“It wasn’t a show where I was handed all eight episodes before we started,” explained Elisabeth Moss, the lead in Apple TV+’s Shining Girls. “It was still being written as we went along, so I found out what was happening as we were going through the process.”
She plays Kirby Mazrachi, a woman who teams up with a journalist after a murder is connected to an attack she suffered years before. The incident left her struggling to grasp onto a disorientating reality that appears to be constantly shifting. The six-part limited series, based on a novel by Lauren Beukes, premieres on the streamer on Friday, April 29, 2022.
I caught up with Moss to talk about what influenced the show’s tone and visuals, her feeling like she was a member of the audience, and compiling a dream team to pull the series off.
Simon Thompson: Shining Girls can be a very uncomfortable watch at times. Did you get that when you read the book and the script?
Elisabeth Moss: Definitely. I read the first script without having read the book, so I had no idea what it was about. I’m really glad that I had that experience because, from the get-go, I felt like I was in the audience’s chair. Subsequently, throughout the episodes, I kept reading and still felt the same way. I felt like I was experiencing it from the audience’s perspective. It wasn’t a show where I was handed all eight episodes before we started. It was still being written as we went along, so I found out what was happening as we were going through the process. I felt very much like I was seeing it from my character Kirby’s point of view. I was genuinely like, ‘What’s going to happen next?’ Sometimes I didn’t know, and that was exciting to experience. If there’s one thing that Shining Girls gives you, it is that you are desperate to know what happens next.

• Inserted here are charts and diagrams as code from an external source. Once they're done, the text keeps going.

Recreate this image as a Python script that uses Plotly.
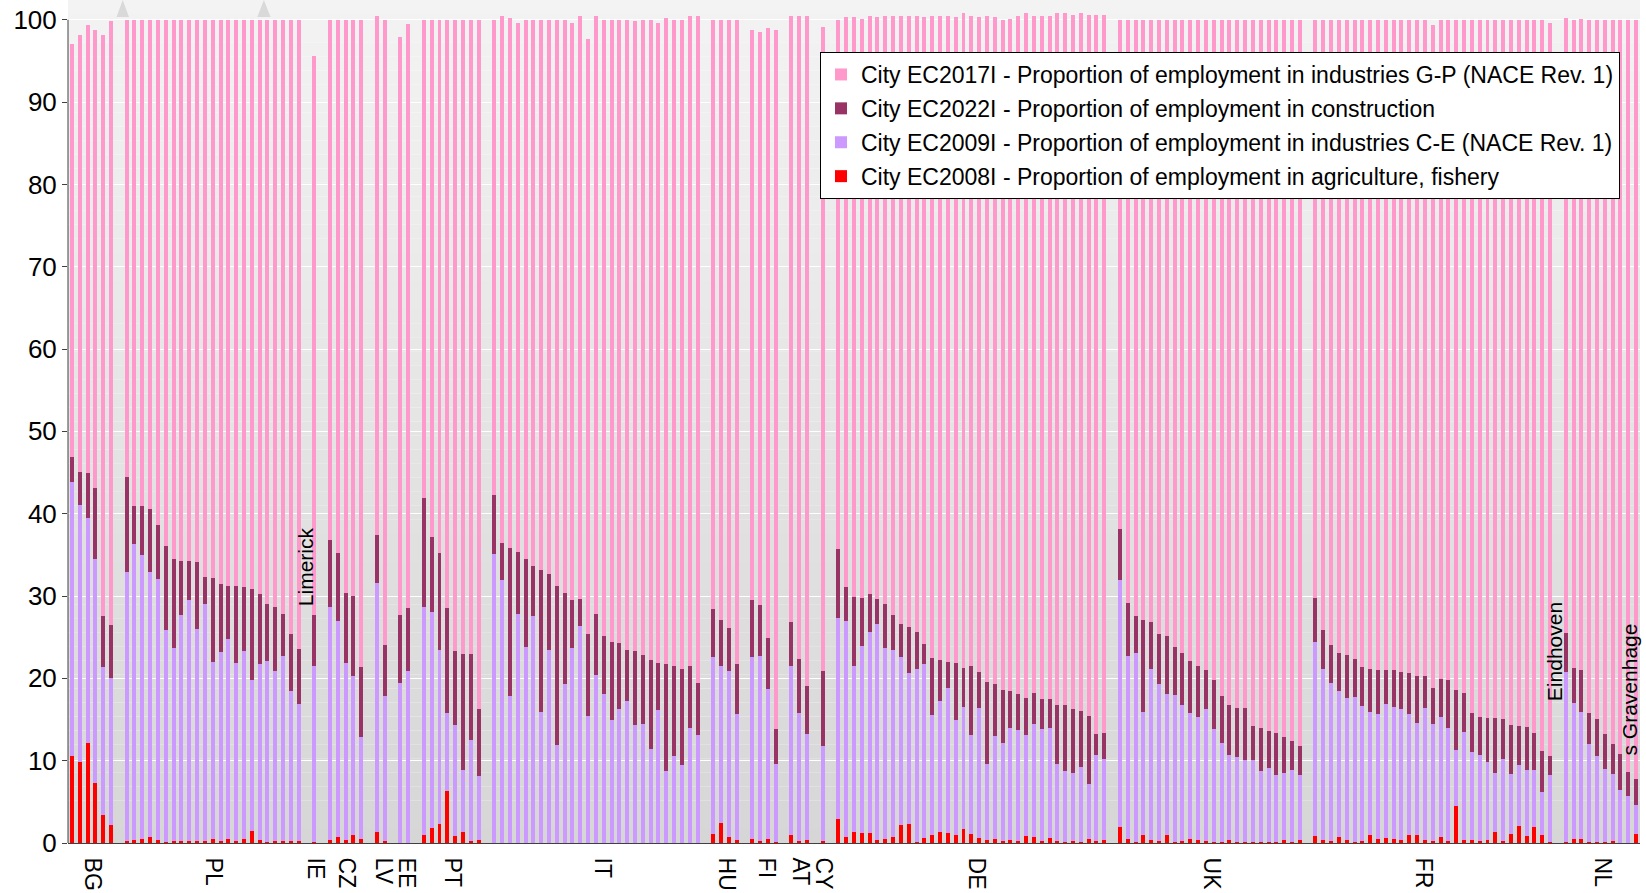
import plotly.graph_objects as go

countries = ["BG", "PL", "IE", "CZ", "LV", "EE", "PT", "IT", "HU", "FI", "AT", "CY", "DE", "UK", "FR", "NL"]
counts = [6, 23, 1, 5, 2, 2, 8, 27, 4, 4, 3, 1, 35, 24, 31, 10]

# City EC2008I - agriculture, fishery
agri = [
    10.6, 9.8, 12.1, 7.3, 3.4, 2.2,
    0.3, 0.4, 0.5, 0.7, 0.4, 0.1, 0.2, 0.2, 0.2, 0.2, 0.3, 0.5, 0.3, 0.5, 0.3, 0.5, 1.5, 0.4, 0.1, 0.3, 0.3, 0.3, 0.3,
    0.1,
    0.4, 0.7, 0.4, 1.0, 0.5,
    1.3, 0.3,
    0.0, 0.0,
    1.0, 1.8, 2.3, 6.3, 0.9, 1.3, 0.3, 0.4,
    0, 0, 0, 0, 0, 0, 0, 0, 0, 0, 0, 0, 0, 0, 0, 0, 0, 0, 0, 0, 0, 0, 0, 0, 0, 0, 0,
    1.1, 2.4, 0.7, 0.4,
    0.5, 0.3, 0.5, 0.1,
    1.0, 0.3, 0.4,
    0.3,
    2.9, 0.7, 1.3, 1.2, 1.2, 0.4, 0.5, 0.7, 2.2, 2.3, 0.1, 0.6, 1.0, 1.3, 1.2, 1.0, 1.7, 1.1, 0.6, 0.4,
    0.5, 0.3, 0.4, 0.3, 0.9, 0.7, 0.3, 0.6, 0.3, 0.1, 0.3, 0.1, 0.5, 0.3, 0.4,
    1.9, 0.5, 0.1, 1.0, 0.4, 0.3, 1.0, 0.1, 0.3, 0.5, 0.4, 0.3, 0.1, 0.1, 0.4, 0.1, 0.1, 0.1, 0.1, 0.1,
    0.1, 0.4, 0.1, 0.4,
    0.9, 0.4, 0.3, 0.7, 0.4, 0.1, 0.3, 1.0, 0.5, 0.6, 0.5, 0.4, 1.0, 1.0, 0.4, 0.3, 0.7, 0.3, 4.5, 0.4,
    0.4, 0.3, 0.4, 1.3, 0.3, 1.1, 2.1, 0.9, 1.9, 1.0, 0.1,
    0.1, 0.5, 0.5, 0.1, 0.1, 0.1, 0.3, 0.0, 0.0, 1.1,
]

# City EC2009I - industries C-E
ind_ce = [
    33.3, 31.3, 27.4, 27.2, 18.0, 17.9,
    32.6, 35.9, 34.5, 32.2, 31.7, 25.8, 23.5, 27.5, 29.3, 25.8, 28.7, 21.5, 22.9, 24.3, 21.6, 22.8, 18.3, 21.3, 22.0, 20.6, 22.4, 18.2, 16.6,
    21.4,
    28.3, 26.3, 21.5, 19.3, 12.4,
    30.3, 17.6,
    19.4, 20.9,
    27.7, 26.3, 21.2, 9.5, 13.4, 7.6, 12.2, 7.7,
    35.1, 32.0, 17.9, 27.8, 23.8, 27.6, 15.9, 23.5, 11.9, 19.3, 23.7, 26.4, 15.4, 20.4, 18.1, 14.9, 16.3, 17.3, 14.3, 14.5,
    11.4, 16.2, 8.8, 10.6, 9.5, 14.0, 13.1,
    21.5, 19.1, 20.2, 15.3,
    22.1, 22.4, 18.2, 9.5,
    20.5, 15.5, 12.8,
    11.5,
    24.4, 26.3, 20.2, 22.7, 24.4, 26.2, 23.2, 22.8, 20.4, 18.4, 21.0, 21.1, 14.6, 16.0, 17.6, 13.9, 14.8, 12.0, 15.8, 9.2,
    12.5, 11.9, 13.6, 13.4, 12.2, 13.8, 13.6, 13.4, 9.3, 8.7, 8.2, 9.1, 6.7, 10.4, 9.8,
    30.1, 22.2, 23.0, 14.9, 20.7, 19.0, 17.1, 17.9, 16.5, 15.3, 14.9, 16.0, 13.8, 12.1, 10.3, 10.4, 10.0, 10.0, 8.7, 9.0,
    8.2, 8.1, 8.8, 7.9,
    23.5, 20.7, 19.1, 17.8, 17.2, 17.6, 16.3, 14.9, 15.2, 16.3, 16.0, 15.9, 14.7, 13.6, 16.0, 14.2, 14.6, 13.7, 6.8, 13.1,
    10.7, 10.4, 9.4, 7.2, 9.9, 7.3, 7.4, 8.0, 7.0, 5.2, 8.2,
    20.7, 16.5, 15.4, 11.9, 10.5, 8.9, 8.1, 6.4, 5.7, 3.5,
]

# City EC2022I - construction
constr = [
    3.0, 4.0, 5.5, 8.6, 6.2, 6.4,
    11.6, 4.6, 5.9, 7.7, 6.5, 10.2, 10.8, 6.6, 4.8, 8.1, 3.3, 10.2, 8.3, 6.4, 9.3, 7.8, 11.1, 8.6, 6.9, 7.8, 5.1, 6.9, 6.7,
    6.2,
    8.1, 8.2, 8.5, 9.7, 8.5,
    5.8, 6.2,
    8.3, 7.7,
    13.2, 9.1, 11.7, 12.8, 9.0, 14.1, 10.5, 8.2,
    7.2, 4.5, 17.9, 7.6, 10.7, 6.1, 17.3, 9.2, 19.3, 11.1, 5.8, 3.2, 10.0, 7.4, 7.1, 9.5, 8.0, 6.2, 9.0, 8.3,
    10.8, 5.7, 12.9, 10.9, 11.6, 7.5, 6.3,
    5.8, 5.6, 5.2, 6.0,
    6.9, 6.2, 6.2, 4.3,
    5.4, 6.6, 5.9,
    9.1,
    8.4, 4.1, 8.4, 5.9, 4.7, 3.0, 5.3, 4.2, 4.0, 5.5, 4.5, 2.5, 6.9, 4.9, 3.2, 7.0, 4.8, 8.4, 4.4, 10.0,
    6.3, 6.4, 4.5, 4.4, 4.5, 3.7, 3.6, 3.5, 7.2, 8.0, 7.8, 6.8, 8.2, 2.5, 3.2,
    6.2, 6.5, 4.5, 11.2, 5.8, 6.1, 7.1, 5.8, 6.3, 6.3, 6.2, 4.7, 5.9, 5.7, 6.1, 5.9, 6.3, 4.1, 5.2, 4.5,
    5.1, 4.4, 3.5, 3.5,
    5.4, 4.8, 4.7, 4.6, 5.2, 4.7, 4.8, 5.2, 5.3, 4.1, 4.5, 4.5, 5.0, 5.7, 3.9, 4.3, 4.6, 5.8, 7.3, 4.7,
    4.7, 4.6, 5.4, 6.7, 4.9, 5.9, 4.7, 5.2, 4.5, 5.0, 2.3,
    4.7, 4.3, 5.1, 3.8, 4.5, 4.2, 3.6, 4.4, 2.9, 3.2,
]

# City EC2017I - industries G-P
ind_gp = [
    50.2, 53.0, 54.4, 55.6, 70.6, 73.3,
    55.5, 59.1, 59.1, 59.4, 61.4, 63.9, 65.5, 65.7, 65.7, 65.9, 67.7, 67.8, 68.5, 68.8, 68.8, 68.9, 69.1, 69.7, 71.0, 71.3, 72.2, 74.6, 76.4,
    67.9,
    63.2, 64.8, 69.6, 70.0, 78.6,
    63.0, 75.9,
    70.2, 70.9,
    58.1, 62.8, 64.8, 71.4, 76.7, 77.0, 77.0, 83.7,
    57.7, 64.0, 64.4, 64.2, 65.5, 66.3, 66.8, 67.3, 68.8, 69.6, 70.1, 70.9, 72.3, 72.6, 74.8, 75.6, 75.7, 76.5, 76.5, 77.2,
    77.8, 77.7, 78.5, 78.5, 78.9, 79.0, 81.0,
    71.6, 72.9, 73.9, 78.3,
    69.2, 69.6, 74.1, 84.8,
    73.6, 78.0, 81.4,
    78.2,
    64.3, 69.2, 70.4, 70.3, 70.1, 70.7, 71.4, 72.7, 73.9, 74.3, 74.8, 76.1, 78.0, 78.2, 78.5, 78.4, 79.5, 78.9, 79.5, 80.9,
    81.0, 81.4, 81.6, 82.3, 83.2, 82.2, 83.0, 83.0, 84.0, 84.0, 84.3, 84.8, 85.2, 87.4, 87.2,
    61.8, 70.8, 72.4, 72.9, 73.1, 74.6, 74.8, 76.2, 76.9, 77.9, 78.5, 79.0, 80.2, 82.1, 83.2, 83.6, 83.6, 85.8, 86.0, 86.4,
    86.6, 87.1, 87.6, 88.2,
    70.2, 74.1, 75.9, 76.9, 77.2, 77.6, 78.6, 78.9, 79.0, 79.0, 79.0, 79.2, 79.3, 79.7, 79.7, 80.6, 80.1, 80.2, 81.4, 81.8,
    84.2, 84.7, 84.8, 84.8, 84.9, 85.7, 85.8, 85.9, 86.6, 88.8, 89.0,
    74.7, 78.7, 79.1, 84.2, 84.9, 86.8, 88.0, 89.2, 91.4, 92.2,
]

city_notes = ["Limerick", "Eindhoven", "s Gravenhage"]

# --- x slots: one empty slot between countries
xs = []
centers = []
pos = 0
for n in counts:
    grp = list(range(pos, pos + n))
    xs.extend(grp)
    centers.append((grp[0] + grp[-1]) / 2)
    pos += n + 1
last_slot = xs[-1]

# small nudges of the country labels as placed in the original picture
label_shift = {"IT": 0.8, "DE": 0.7, "FR": -1.2, "LV": 0.3, "EE": 0.3, "PT": 0.2, "FI": 0.3}
tick_pos = [c + label_shift.get(cc, 0.15) for c, cc in zip(centers, countries)]

FONT = "Liberation Sans, Arial, sans-serif"
fig = go.Figure()
series = [
    ("City EC2008I - Proportion of employment in agriculture, fishery", agri, "#FF0000", 4),
    ("City EC2009I - Proportion of employment in industries C-E (NACE Rev. 1)", ind_ce, "#CC99FF", 3),
    ("City EC2022I - Proportion of employment in construction", constr, "#993366", 2),
    ("City EC2017I - Proportion of employment in industries G-P (NACE Rev. 1)", ind_gp, "#FF99CC", 1),
]
for i, (name, vals, col, rank) in enumerate(series):
    fig.add_trace(go.Bar(x=xs, y=vals, name=name, marker=dict(color=col, line=dict(width=0)),
                         legendgroup="g%d" % i, legendrank=rank, hoverinfo="skip"))

# gradient plot background
shapes = []
steps = 60
top_c = (0xF3, 0xF3, 0xF3)
bot_c = (0xD6, 0xD6, 0xD6)
for k in range(steps):
    t = (k + 0.5) / steps
    c = tuple(int(round(bot_c[j] + (top_c[j] - bot_c[j]) * t)) for j in range(3))
    shapes.append(dict(type="rect", xref="paper", yref="paper", x0=0, x1=1,
                       y0=k / steps, y1=(k + 1) / steps, fillcolor="rgb(%d,%d,%d)" % c,
                       line=dict(width=0), layer="below"))
# value axis line from 0 to 100
shapes.append(dict(type="line", xref="paper", yref="y", x0=0, x1=0, y0=0, y1=100,
                   line=dict(color="#404040", width=1)))
# small grey markers at the top edge
for cx, hw in [(6.5, 0.8), (24.55, 0.85)]:
    shapes.append(dict(type="path", xref="x", yref="y",
                       path="M %f,100.35 L %f,102.4 L %f,100.35 Z" % (cx - hw, cx, cx + hw),
                       fillcolor="#D9D9D9", line=dict(width=0), layer="above"))

annotations = [
    dict(x=29.9, y=33.6, text=city_notes[0]),
    dict(x=189.5, y=23.3, text=city_notes[1]),
    dict(x=199.15, y=18.7, text=city_notes[2]),
]
for a in annotations:
    a.update(xref="x", yref="y", showarrow=False, textangle=-90,
             font=dict(family=FONT, size=21, color="black"), xanchor="center", yanchor="middle")

fig.update_layout(
    width=1646, height=893,
    margin=dict(l=68, r=6, t=0, b=50, pad=0, autoexpand=False),
    paper_bgcolor="white", plot_bgcolor="rgba(0,0,0,0)",
    barmode="stack", bargap=0.49,
    font=dict(family=FONT, size=20, color="black"),
    shapes=shapes, annotations=annotations,
    showlegend=True,
    legend=dict(x=(1620 - 68) / 1572, xanchor="right", y=1 - 52 / 843, yanchor="top",
                bgcolor="white", bordercolor="black", borderwidth=1,
                traceorder="grouped", tracegroupgap=1,
                font=dict(family=FONT, size=23, color="black")),
    xaxis=dict(range=[-0.5, last_slot + 0.5], tickmode="array", tickvals=tick_pos, ticktext=countries,
               tickangle=90, ticks="", showgrid=False, zeroline=False, automargin=False,
               showline=True, linecolor="#404040", linewidth=1,
               ticklabelstandoff=9, tickfont=dict(family=FONT, size=23, color="black")),
    yaxis=dict(range=[0, 102.4], tickmode="array", tickvals=list(range(0, 101, 10)),
               showgrid=True, gridcolor="white", gridwidth=1, zeroline=False, showline=False,
               ticks="outside", ticklen=5, tickcolor="#404040", automargin=False,
               tickfont=dict(family=FONT, size=26, color="black")),
)

fig.write_html("out.html", config={"displayModeBar": False, "staticPlot": True},
               post_script="document.body.style.margin='0px';document.body.style.overflow='hidden';")
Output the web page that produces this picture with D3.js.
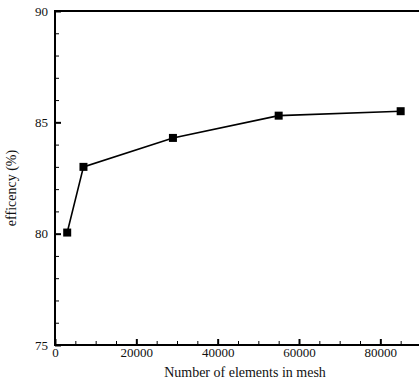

Well, that’s unless you’re dead inside, and you don’t care. It’s full of cliffhangers.
Thompson: I spoke to Jamie Bell about the show and told him that it, at times, reminded me very much of some of David Fincher’s work. Did you get that vibe from it?
Moss: Yeah, absolutely. Fincher was a conscious choice in setting up the show’s visuals. It was a lot of Se7en, a lot of those 70s voyeuristic films too, like Klute and The Parallax View, there’s a bit of Spotlight and All The President’s Men sprinkled in, so we had very specific visual references, but Fincher tonally was very prevalent in setting up the show. It was very, very conscious. It’s different in many ways, but the visual look of the show, and the tone, were very much inspired by Fincher.
Thompson: When you do high concept projects, there is an increased creative risk, and a lot of success relies on making sure you get the right people for the job, in front of the camera and behind the camera. If you don’t, it can go horribly wrong. You’re an executive producer on this. How and when did you know all the right pieces were in place?
Moss: It started with the directors. That’s where we began. We needed really strong people to shepherd this because you’re absolutely right; it could go horribly wrong. With Michelle MacLaren with the first two episodes and then Dai
Thompson: With Shining Girls, you had the scripts, you had the book, but when it came to additional research, did you talk to journalists? Did you talk to victims? It’s a dark world, so is that something you didn’t want to touch?
Moss: I hardly ever do any research, so that’s the only reason I didn’t. I’m extremely bad at it, and I’ve just never done it. It’s just not part of what I do. For some reason, it doesn’t help me. I was mainly concentrating on how to tell the story of somebody whose world was changing all the time. I had to invent it and use my imagination because who would I talk to about that? If they’re experiencing it, they’re not going to tell me, or they don’t remember, so there was nobody I could speak to and ask, ‘What’s it like if you walk into a room and everybody is different? Imagine nobody is there that was there before or if you look entirely different when you look in the mirror? I had no template for that, so I had to invent it along with what was happening in the scripts. That was the challenge.
Thompson: How do you decide what you want to put your name on as an executive producer and what you want to star in, which is a significant enough choice in its own way? Is it a personal choice? Is it a business decision?
Moss: It tends to be many factors. Right now, most things I do, I am a producer on because I tend to be involved in such a deep way that it doesn’t make sense for me not to be a producer on them. I tend to be involved really early. I’ve been involved in Shining Girls for three years, even before it was with Apple TV+. I like to make sure that what I fall in love within that script and the story that I and the showrunner or the director want to tell. I like to ensure that we’re retaining that throughout that process, which can be years. The best way to do that is to be a producer on the project and have that kind of control and say. At this point, I think that things I shepherd, around 90 percent of them I am a producer on. The times that I’m not producing are when it’s like Taika Waititi or Wes Anderson or someone, and I’m like, ‘You’re fine. You’re good. You don’t need me.’ (Laughs)
Shining Girls premieres on Apple TV+ on Friday, April 29, 2022.